● WHAT TO DO:
Copy nothing but the text: reproduce each line of the listing exactly and leave the pictures out.

● SUPPLIED MATERIAL:

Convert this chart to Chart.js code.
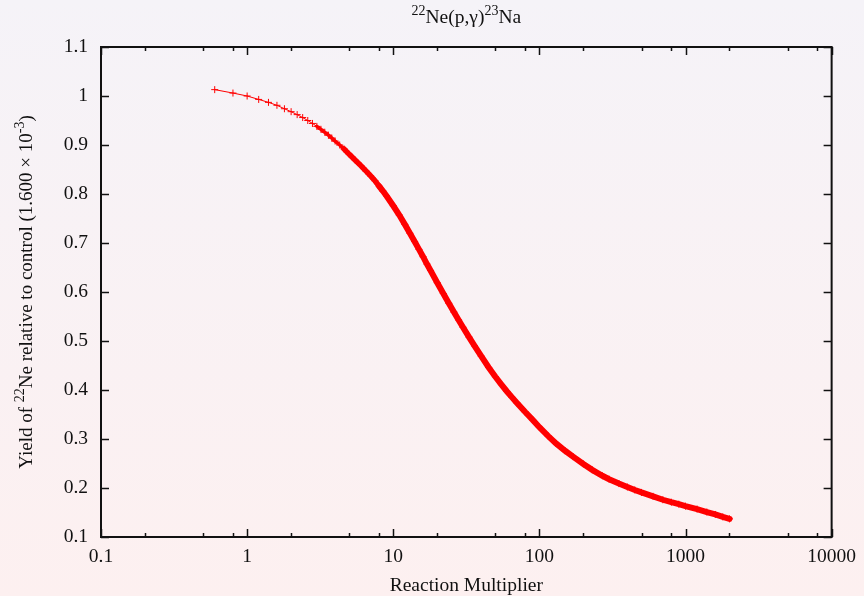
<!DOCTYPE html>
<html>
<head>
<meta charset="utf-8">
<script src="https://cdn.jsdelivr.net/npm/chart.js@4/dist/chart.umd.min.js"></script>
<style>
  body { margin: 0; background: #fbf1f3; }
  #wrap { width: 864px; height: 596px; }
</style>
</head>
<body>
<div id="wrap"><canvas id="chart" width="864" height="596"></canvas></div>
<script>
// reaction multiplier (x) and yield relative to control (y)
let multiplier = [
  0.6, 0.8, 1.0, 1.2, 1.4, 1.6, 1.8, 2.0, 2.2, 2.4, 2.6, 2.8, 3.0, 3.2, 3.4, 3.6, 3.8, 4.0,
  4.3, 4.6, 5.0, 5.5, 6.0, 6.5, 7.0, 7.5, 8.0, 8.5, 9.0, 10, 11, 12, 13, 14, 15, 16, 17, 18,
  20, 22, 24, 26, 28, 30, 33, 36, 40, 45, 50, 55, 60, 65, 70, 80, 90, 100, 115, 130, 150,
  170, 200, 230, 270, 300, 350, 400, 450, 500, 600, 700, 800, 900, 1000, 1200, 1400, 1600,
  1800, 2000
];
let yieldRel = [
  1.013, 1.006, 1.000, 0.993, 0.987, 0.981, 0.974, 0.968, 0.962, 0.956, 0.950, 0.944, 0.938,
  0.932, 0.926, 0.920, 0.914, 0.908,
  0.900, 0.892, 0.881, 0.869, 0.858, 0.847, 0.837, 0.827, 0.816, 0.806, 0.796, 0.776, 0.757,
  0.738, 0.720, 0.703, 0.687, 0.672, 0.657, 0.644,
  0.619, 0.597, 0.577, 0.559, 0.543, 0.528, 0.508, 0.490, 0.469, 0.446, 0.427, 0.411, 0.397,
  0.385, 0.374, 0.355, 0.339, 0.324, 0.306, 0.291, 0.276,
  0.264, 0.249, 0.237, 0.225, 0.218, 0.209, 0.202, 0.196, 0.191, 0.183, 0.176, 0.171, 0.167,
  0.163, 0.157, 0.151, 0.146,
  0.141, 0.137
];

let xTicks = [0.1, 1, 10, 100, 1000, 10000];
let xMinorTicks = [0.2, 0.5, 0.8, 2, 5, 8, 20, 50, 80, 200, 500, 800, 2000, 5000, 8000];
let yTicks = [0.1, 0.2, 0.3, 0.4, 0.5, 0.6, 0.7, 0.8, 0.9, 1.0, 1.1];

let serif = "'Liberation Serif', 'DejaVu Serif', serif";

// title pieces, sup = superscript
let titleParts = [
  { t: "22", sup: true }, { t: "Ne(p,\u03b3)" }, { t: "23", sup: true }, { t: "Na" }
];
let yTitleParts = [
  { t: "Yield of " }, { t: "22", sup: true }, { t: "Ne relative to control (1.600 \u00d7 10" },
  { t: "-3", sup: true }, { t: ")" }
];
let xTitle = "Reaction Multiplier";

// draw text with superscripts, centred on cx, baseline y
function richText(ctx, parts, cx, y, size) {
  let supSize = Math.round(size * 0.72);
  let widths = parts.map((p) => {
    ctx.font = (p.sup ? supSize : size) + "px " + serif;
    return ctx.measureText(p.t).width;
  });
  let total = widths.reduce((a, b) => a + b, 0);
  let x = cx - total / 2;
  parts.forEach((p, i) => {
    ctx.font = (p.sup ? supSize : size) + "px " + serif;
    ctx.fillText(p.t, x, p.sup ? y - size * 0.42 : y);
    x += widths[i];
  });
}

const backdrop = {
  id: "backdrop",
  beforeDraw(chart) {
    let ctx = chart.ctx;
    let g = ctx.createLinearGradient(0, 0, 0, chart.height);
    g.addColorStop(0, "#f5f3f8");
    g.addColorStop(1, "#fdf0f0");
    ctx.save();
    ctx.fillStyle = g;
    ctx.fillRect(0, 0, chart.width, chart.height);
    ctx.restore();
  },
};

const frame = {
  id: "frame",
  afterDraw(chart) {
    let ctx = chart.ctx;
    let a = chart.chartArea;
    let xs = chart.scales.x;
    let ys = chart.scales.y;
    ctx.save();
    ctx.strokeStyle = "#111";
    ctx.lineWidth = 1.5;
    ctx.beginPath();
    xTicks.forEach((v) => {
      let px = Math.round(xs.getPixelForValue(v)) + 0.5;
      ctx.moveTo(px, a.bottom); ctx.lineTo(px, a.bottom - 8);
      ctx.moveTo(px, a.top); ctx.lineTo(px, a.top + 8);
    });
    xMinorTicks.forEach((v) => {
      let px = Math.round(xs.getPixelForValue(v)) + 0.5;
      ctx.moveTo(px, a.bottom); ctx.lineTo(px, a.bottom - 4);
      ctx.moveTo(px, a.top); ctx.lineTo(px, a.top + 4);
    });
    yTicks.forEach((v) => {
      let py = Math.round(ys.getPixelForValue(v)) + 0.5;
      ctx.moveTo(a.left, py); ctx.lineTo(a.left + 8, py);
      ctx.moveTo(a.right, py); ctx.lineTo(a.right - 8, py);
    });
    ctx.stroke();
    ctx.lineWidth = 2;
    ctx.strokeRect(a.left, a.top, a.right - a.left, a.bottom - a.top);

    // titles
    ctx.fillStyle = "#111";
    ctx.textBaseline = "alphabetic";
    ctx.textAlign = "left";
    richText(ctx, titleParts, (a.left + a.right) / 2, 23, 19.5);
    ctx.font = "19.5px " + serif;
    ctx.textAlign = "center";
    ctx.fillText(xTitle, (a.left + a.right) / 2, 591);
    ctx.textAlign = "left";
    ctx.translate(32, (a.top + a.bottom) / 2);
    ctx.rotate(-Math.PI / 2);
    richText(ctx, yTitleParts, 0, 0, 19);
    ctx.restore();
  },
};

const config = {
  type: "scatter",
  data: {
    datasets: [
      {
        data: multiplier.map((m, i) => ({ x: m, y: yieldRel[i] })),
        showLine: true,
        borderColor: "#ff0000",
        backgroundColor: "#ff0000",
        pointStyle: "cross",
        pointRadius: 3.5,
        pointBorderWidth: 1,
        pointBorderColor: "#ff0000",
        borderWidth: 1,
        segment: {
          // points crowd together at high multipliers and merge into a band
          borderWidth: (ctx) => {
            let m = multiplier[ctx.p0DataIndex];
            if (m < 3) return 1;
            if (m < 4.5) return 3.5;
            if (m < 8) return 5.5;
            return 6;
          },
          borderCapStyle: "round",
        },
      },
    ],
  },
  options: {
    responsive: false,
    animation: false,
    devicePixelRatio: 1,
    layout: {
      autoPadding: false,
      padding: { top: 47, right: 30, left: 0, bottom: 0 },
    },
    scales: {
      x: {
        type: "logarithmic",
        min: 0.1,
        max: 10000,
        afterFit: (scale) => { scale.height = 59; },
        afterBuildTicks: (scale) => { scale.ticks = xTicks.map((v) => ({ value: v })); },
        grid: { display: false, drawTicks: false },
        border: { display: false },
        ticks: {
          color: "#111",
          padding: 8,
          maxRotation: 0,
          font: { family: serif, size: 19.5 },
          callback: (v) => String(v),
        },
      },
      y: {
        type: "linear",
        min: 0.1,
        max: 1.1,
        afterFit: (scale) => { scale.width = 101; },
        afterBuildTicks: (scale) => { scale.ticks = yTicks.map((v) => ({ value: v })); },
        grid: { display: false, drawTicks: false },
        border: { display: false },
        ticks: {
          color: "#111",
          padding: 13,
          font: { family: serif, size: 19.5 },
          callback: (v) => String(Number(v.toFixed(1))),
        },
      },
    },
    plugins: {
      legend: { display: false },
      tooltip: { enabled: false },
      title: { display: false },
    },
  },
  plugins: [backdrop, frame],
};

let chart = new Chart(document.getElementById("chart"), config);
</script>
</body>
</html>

● WRITTEN RESPONSE:
Convert this chart to Chart.js code.
<!DOCTYPE html>
<html>
<head>
<meta charset="utf-8">
<script src="https://cdn.jsdelivr.net/npm/chart.js@4/dist/chart.umd.min.js"></script>
<style>
  body { margin: 0; background: #fbf1f3; }
  #wrap { width: 864px; height: 596px; }
</style>
</head>
<body>
<div id="wrap"><canvas id="chart" width="864" height="596"></canvas></div>
<script>
// reaction multiplier (x) and yield relative to control (y)
let multiplier = [
  0.6, 0.8, 1.0, 1.2, 1.4, 1.6, 1.8, 2.0, 2.2, 2.4, 2.6, 2.8, 3.0, 3.2, 3.4, 3.6, 3.8, 4.0,
  4.3, 4.6, 5.0, 5.5, 6.0, 6.5, 7.0, 7.5, 8.0, 8.5, 9.0, 10, 11, 12, 13, 14, 15, 16, 17, 18,
  20, 22, 24, 26, 28, 30, 33, 36, 40, 45, 50, 55, 60, 65, 70, 80, 90, 100, 115, 130, 150,
  170, 200, 230, 270, 300, 350, 400, 450, 500, 600, 700, 800, 900, 1000, 1200, 1400, 1600,
  1800, 2000
];
let yieldRel = [
  1.013, 1.006, 1.000, 0.993, 0.987, 0.981, 0.974, 0.968, 0.962, 0.956, 0.950, 0.944, 0.938,
  0.932, 0.926, 0.920, 0.914, 0.908,
  0.900, 0.892, 0.881, 0.869, 0.858, 0.847, 0.837, 0.827, 0.816, 0.806, 0.796, 0.776, 0.757,
  0.738, 0.720, 0.703, 0.687, 0.672, 0.657, 0.644,
  0.619, 0.597, 0.577, 0.559, 0.543, 0.528, 0.508, 0.490, 0.469, 0.446, 0.427, 0.411, 0.397,
  0.385, 0.374, 0.355, 0.339, 0.324, 0.306, 0.291, 0.276,
  0.264, 0.249, 0.237, 0.225, 0.218, 0.209, 0.202, 0.196, 0.191, 0.183, 0.176, 0.171, 0.167,
  0.163, 0.157, 0.151, 0.146,
  0.141, 0.137
];

let xTicks = [0.1, 1, 10, 100, 1000, 10000];
let xMinorTicks = [0.2, 0.5, 0.8, 2, 5, 8, 20, 50, 80, 200, 500, 800, 2000, 5000, 8000];
let yTicks = [0.1, 0.2, 0.3, 0.4, 0.5, 0.6, 0.7, 0.8, 0.9, 1.0, 1.1];

let serif = "'Liberation Serif', 'DejaVu Serif', serif";

// title pieces, sup = superscript
let titleParts = [
  { t: "22", sup: true }, { t: "Ne(p,\u03b3)" }, { t: "23", sup: true }, { t: "Na" }
];
let yTitleParts = [
  { t: "Yield of " }, { t: "22", sup: true }, { t: "Ne relative to control (1.600 \u00d7 10" },
  { t: "-3", sup: true }, { t: ")" }
];
let xTitle = "Reaction Multiplier";

// draw text with superscripts, centred on cx, baseline y
function richText(ctx, parts, cx, y, size) {
  let supSize = Math.round(size * 0.72);
  let widths = parts.map((p) => {
    ctx.font = (p.sup ? supSize : size) + "px " + serif;
    return ctx.measureText(p.t).width;
  });
  let total = widths.reduce((a, b) => a + b, 0);
  let x = cx - total / 2;
  parts.forEach((p, i) => {
    ctx.font = (p.sup ? supSize : size) + "px " + serif;
    ctx.fillText(p.t, x, p.sup ? y - size * 0.42 : y);
    x += widths[i];
  });
}

const backdrop = {
  id: "backdrop",
  beforeDraw(chart) {
    let ctx = chart.ctx;
    let g = ctx.createLinearGradient(0, 0, 0, chart.height);
    g.addColorStop(0, "#f5f3f8");
    g.addColorStop(1, "#fdf0f0");
    ctx.save();
    ctx.fillStyle = g;
    ctx.fillRect(0, 0, chart.width, chart.height);
    ctx.restore();
  },
};

const frame = {
  id: "frame",
  afterDraw(chart) {
    let ctx = chart.ctx;
    let a = chart.chartArea;
    let xs = chart.scales.x;
    let ys = chart.scales.y;
    ctx.save();
    ctx.strokeStyle = "#111";
    ctx.lineWidth = 1.5;
    ctx.beginPath();
    xTicks.forEach((v) => {
      let px = Math.round(xs.getPixelForValue(v)) + 0.5;
      ctx.moveTo(px, a.bottom); ctx.lineTo(px, a.bottom - 8);
      ctx.moveTo(px, a.top); ctx.lineTo(px, a.top + 8);
    });
    xMinorTicks.forEach((v) => {
      let px = Math.round(xs.getPixelForValue(v)) + 0.5;
      ctx.moveTo(px, a.bottom); ctx.lineTo(px, a.bottom - 4);
      ctx.moveTo(px, a.top); ctx.lineTo(px, a.top + 4);
    });
    yTicks.forEach((v) => {
      let py = Math.round(ys.getPixelForValue(v)) + 0.5;
      ctx.moveTo(a.left, py); ctx.lineTo(a.left + 8, py);
      ctx.moveTo(a.right, py); ctx.lineTo(a.right - 8, py);
    });
    ctx.stroke();
    ctx.lineWidth = 2;
    ctx.strokeRect(a.left, a.top, a.right - a.left, a.bottom - a.top);

    // titles
    ctx.fillStyle = "#111";
    ctx.textBaseline = "alphabetic";
    ctx.textAlign = "left";
    richText(ctx, titleParts, (a.left + a.right) / 2, 23, 19.5);
    ctx.font = "19.5px " + serif;
    ctx.textAlign = "center";
    ctx.fillText(xTitle, (a.left + a.right) / 2, 591);
    ctx.textAlign = "left";
    ctx.translate(32, (a.top + a.bottom) / 2);
    ctx.rotate(-Math.PI / 2);
    richText(ctx, yTitleParts, 0, 0, 19);
    ctx.restore();
  },
};

const config = {
  type: "scatter",
  data: {
    datasets: [
      {
        data: multiplier.map((m, i) => ({ x: m, y: yieldRel[i] })),
        showLine: true,
        borderColor: "#ff0000",
        backgroundColor: "#ff0000",
        pointStyle: "cross",
        pointRadius: 3.5,
        pointBorderWidth: 1,
        pointBorderColor: "#ff0000",
        borderWidth: 1,
        segment: {
          // points crowd together at high multipliers and merge into a band
          borderWidth: (ctx) => {
            let m = multiplier[ctx.p0DataIndex];
            if (m < 3) return 1;
            if (m < 4.5) return 3.5;
            if (m < 8) return 5.5;
            return 6;
          },
          borderCapStyle: "round",
        },
      },
    ],
  },
  options: {
    responsive: false,
    animation: false,
    devicePixelRatio: 1,
    layout: {
      autoPadding: false,
      padding: { top: 47, right: 30, left: 0, bottom: 0 },
    },
    scales: {
      x: {
        type: "logarithmic",
        min: 0.1,
        max: 10000,
        afterFit: (scale) => { scale.height = 59; },
        afterBuildTicks: (scale) => { scale.ticks = xTicks.map((v) => ({ value: v })); },
        grid: { display: false, drawTicks: false },
        border: { display: false },
        ticks: {
          color: "#111",
          padding: 8,
          maxRotation: 0,
          font: { family: serif, size: 19.5 },
          callback: (v) => String(v),
        },
      },
      y: {
        type: "linear",
        min: 0.1,
        max: 1.1,
        afterFit: (scale) => { scale.width = 101; },
        afterBuildTicks: (scale) => { scale.ticks = yTicks.map((v) => ({ value: v })); },
        grid: { display: false, drawTicks: false },
        border: { display: false },
        ticks: {
          color: "#111",
          padding: 13,
          font: { family: serif, size: 19.5 },
          callback: (v) => String(Number(v.toFixed(1))),
        },
      },
    },
    plugins: {
      legend: { display: false },
      tooltip: { enabled: false },
      title: { display: false },
    },
  },
  plugins: [backdrop, frame],
};

let chart = new Chart(document.getElementById("chart"), config);
</script>
</body>
</html>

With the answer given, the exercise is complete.